When you tell the masses that saving slowly in 401K's is a fools game and start leveraging your money in Real Estate. This put him in the Scam Artist arena for me! - This is not good investing information for the general public. If he was just selling books, it would not bother me so much. When you start appearing on Public TV - Shame on public TV and the 'Dude" doing a 'Public Service'.
I agree that he has no place on Public TV. Still doesn't make him a scam artist. If William O'Neil, founder of Investor's Business Daily and author of several investing books, appeared on Public TV, you may disagree with him. After all, he encourages a system that involves technical analysis and trading of stocks. It has worked very well for him and many of his readers. For others, it does not work, or is not the preferred method of investing. But it doesn't make William O'Neil a scam artist either.
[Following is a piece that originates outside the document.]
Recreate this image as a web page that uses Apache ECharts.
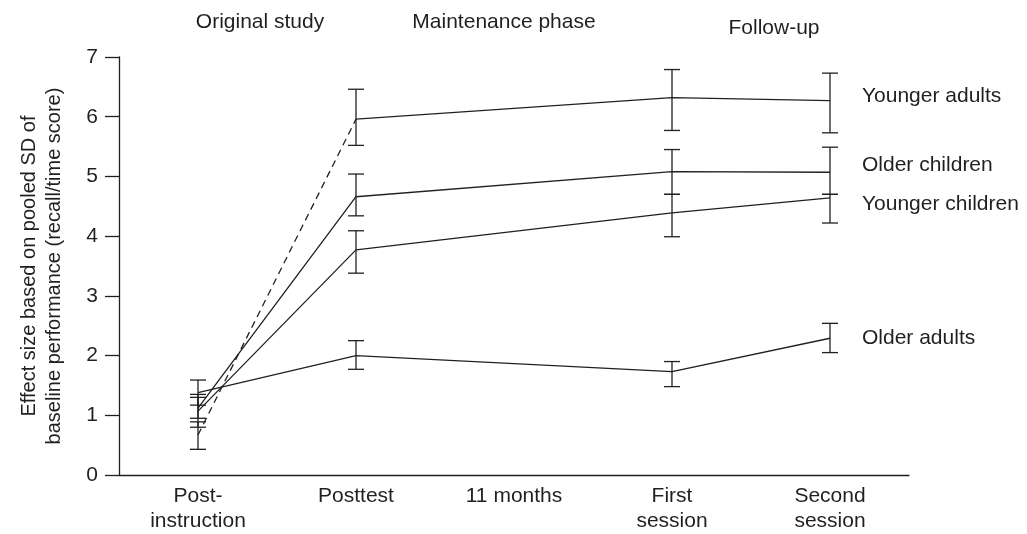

If Kiyosaki is of the opinion that people are better off leveraging their money in real estate, he has the right to sell his opinion if anyone is willing to pay. Oddly enough, many are willing.
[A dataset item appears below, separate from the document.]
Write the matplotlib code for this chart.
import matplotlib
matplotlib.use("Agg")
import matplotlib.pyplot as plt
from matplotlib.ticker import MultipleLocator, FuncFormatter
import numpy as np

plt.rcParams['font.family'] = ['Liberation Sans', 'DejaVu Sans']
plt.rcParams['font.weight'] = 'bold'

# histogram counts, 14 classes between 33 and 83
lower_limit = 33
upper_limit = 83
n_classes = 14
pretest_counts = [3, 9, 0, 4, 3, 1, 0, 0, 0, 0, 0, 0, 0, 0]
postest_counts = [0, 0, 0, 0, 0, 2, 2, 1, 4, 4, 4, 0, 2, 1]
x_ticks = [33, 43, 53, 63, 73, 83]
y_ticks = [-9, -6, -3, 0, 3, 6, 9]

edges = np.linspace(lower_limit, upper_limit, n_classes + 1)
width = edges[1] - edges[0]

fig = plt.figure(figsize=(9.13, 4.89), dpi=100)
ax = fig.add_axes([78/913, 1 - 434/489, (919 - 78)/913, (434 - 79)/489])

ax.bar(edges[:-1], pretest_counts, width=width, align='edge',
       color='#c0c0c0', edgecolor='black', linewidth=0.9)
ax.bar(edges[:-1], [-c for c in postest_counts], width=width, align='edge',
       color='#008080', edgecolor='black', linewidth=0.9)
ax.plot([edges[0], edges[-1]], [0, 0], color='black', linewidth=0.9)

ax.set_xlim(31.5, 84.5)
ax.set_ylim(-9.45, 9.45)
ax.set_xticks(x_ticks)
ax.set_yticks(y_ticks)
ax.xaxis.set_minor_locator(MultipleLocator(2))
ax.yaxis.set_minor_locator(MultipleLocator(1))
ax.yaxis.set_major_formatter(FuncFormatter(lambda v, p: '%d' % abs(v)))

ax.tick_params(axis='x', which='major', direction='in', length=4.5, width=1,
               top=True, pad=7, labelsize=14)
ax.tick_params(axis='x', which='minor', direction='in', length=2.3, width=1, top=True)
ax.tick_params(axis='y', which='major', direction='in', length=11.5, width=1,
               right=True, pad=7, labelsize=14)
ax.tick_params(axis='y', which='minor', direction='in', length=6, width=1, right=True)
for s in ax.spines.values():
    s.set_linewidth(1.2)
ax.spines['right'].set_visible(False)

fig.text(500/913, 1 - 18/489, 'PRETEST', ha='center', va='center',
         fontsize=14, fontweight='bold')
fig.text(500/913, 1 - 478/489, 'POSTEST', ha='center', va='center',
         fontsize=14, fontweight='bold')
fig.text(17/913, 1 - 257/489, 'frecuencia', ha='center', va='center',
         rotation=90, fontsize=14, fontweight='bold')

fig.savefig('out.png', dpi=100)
If someone wrote a compelling book about the value of variable annuities and whole life insurance, many would disagree. If this writer somehow captured the imagination of millions and became a bestseller, would he be a scam artist? If he directed the readers to a website where those products were sold by him for exorbitant commissions, then perhaps yes. If the author wrote a follow up book which became a best seller, then some tapes which were widely sold, and did seminars for packed houses, not a scam artist. Just a very good marketer with a disagreeable message.
 
usc_et said:
If Kiyosaki is of the opinion that people are better off leveraging their money in real estate, he has the right to sell his opinion if anyone is willing to pay.  Oddly enough, many are willing.

The favorite guy around here is William Bernstein. Smart guy. He sells advice and asset management services to people he persuades to believe in passive index investing. Brilliant -- people pay to have him do nothing or tell them to do nothing.
 
You know, this discussion has convinced me that new investors need a more balanced information diet.   Like many of you, I try to push Bernstein as a good book because his approach is back-tested.   But wealth comes from a combination of inspiration, perspiration, compounding, and luck.   I don't think one book covers all of those elements very well.
 
Cut-Throat said:
My biggest problem with him is that he was on Public TV (A supposedly credible venue).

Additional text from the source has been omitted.